Thoughts and Tips on Getting Started in House Sitting
Note – When we say house sitting 95% or more of the listing you will find will have a pet or two. If you are not interested in pet sitting you may want to look into house swaps or home exchanges.
There are many house sitting websites. (See list at the end of this article.) On most websites you can take a look at some of their listing. This will help you see what the interface is like. If you are looking for a specific city or country to house sit, check the various sites to see who has the most listings for that area. Remember listings change all the time, so you may want to come back and revisit your searches repeatedly.
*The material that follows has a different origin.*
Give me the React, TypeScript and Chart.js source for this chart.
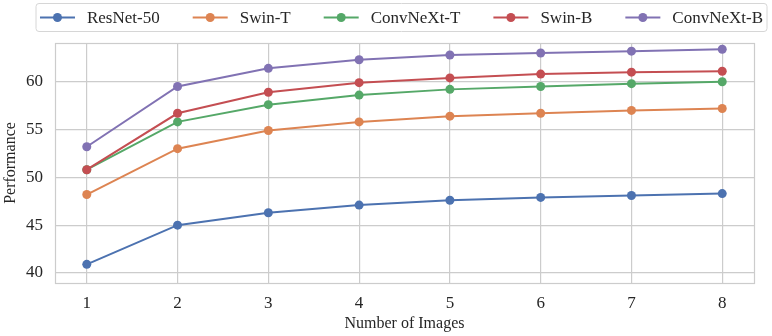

Once you have found a website you like you will need to pay, in most cases, a fee to join.
The next step is to fill out your profile. It is important to have as complete a profile as possible. Being new you should add one or two character references from friends, work associates or if you have pet sat for friends or family have them write you a reference. Be sure to add photos that show you with animals/pets that are fun and inviting.
Applying for a sit is like applying for a job. You will write what I equate to a cover letter. Include an introduction about yourself, talk about why you are a good candidate and what your experience is. You can include things like pets you have had, prior knowledge of the area, have house sat for friends or know about their particular dog breed.
Start small and local to see if this is something you will enjoy doing. Test the waters by starting local. I would start with a weeklong sit; a weekend is not really long enough to get a good feel of what is expected. I would only apply for international sits when you have completed at least four or five sits with excellent reviews. The goal is to accumulate positive five star reviews to establish your credibility.
It is important to read the ENTIRE listing; especially paying attention to how many animals there are, any special needs, in addition to the typical requirements such as walking the dogs and cleaning cats trays. Are those things you are okay with?
Something I highly recommend is arriving the day before the owners are leaving. This is not always possible, but when it is I think it is highly benefical. It will give you a chance to get to know the pets while their owner is still there – this really helps in the transition to their leaving. Coming early will allow you to see the feeding ritual and provide time for a casual walk through the home. If there are dogs, go with them on their walk so you see in person where to take them. It also helps make the host feel more comfortable with you.
We have been housesitting continuously for over a year and a half. In Europe, we visited 11 countries, house sat in 6 of them and we are looking forward to many more sits next year. (1)
House sitting sites
We have used Trusted Housesitters and Normador. The other sites we have not used because we have not needed to.
Using our link for Trusted Housesitters, you will receive a 20% discount on joining.
(1) Foot note – When traveling internationally be sure to know what the travel restrictions are. For example, in the Schengen zone (most of Europe) you can only stay up to 90 days out of 180 days (3 months out of 6 months). When traveling it is your responsibility to learn the rules.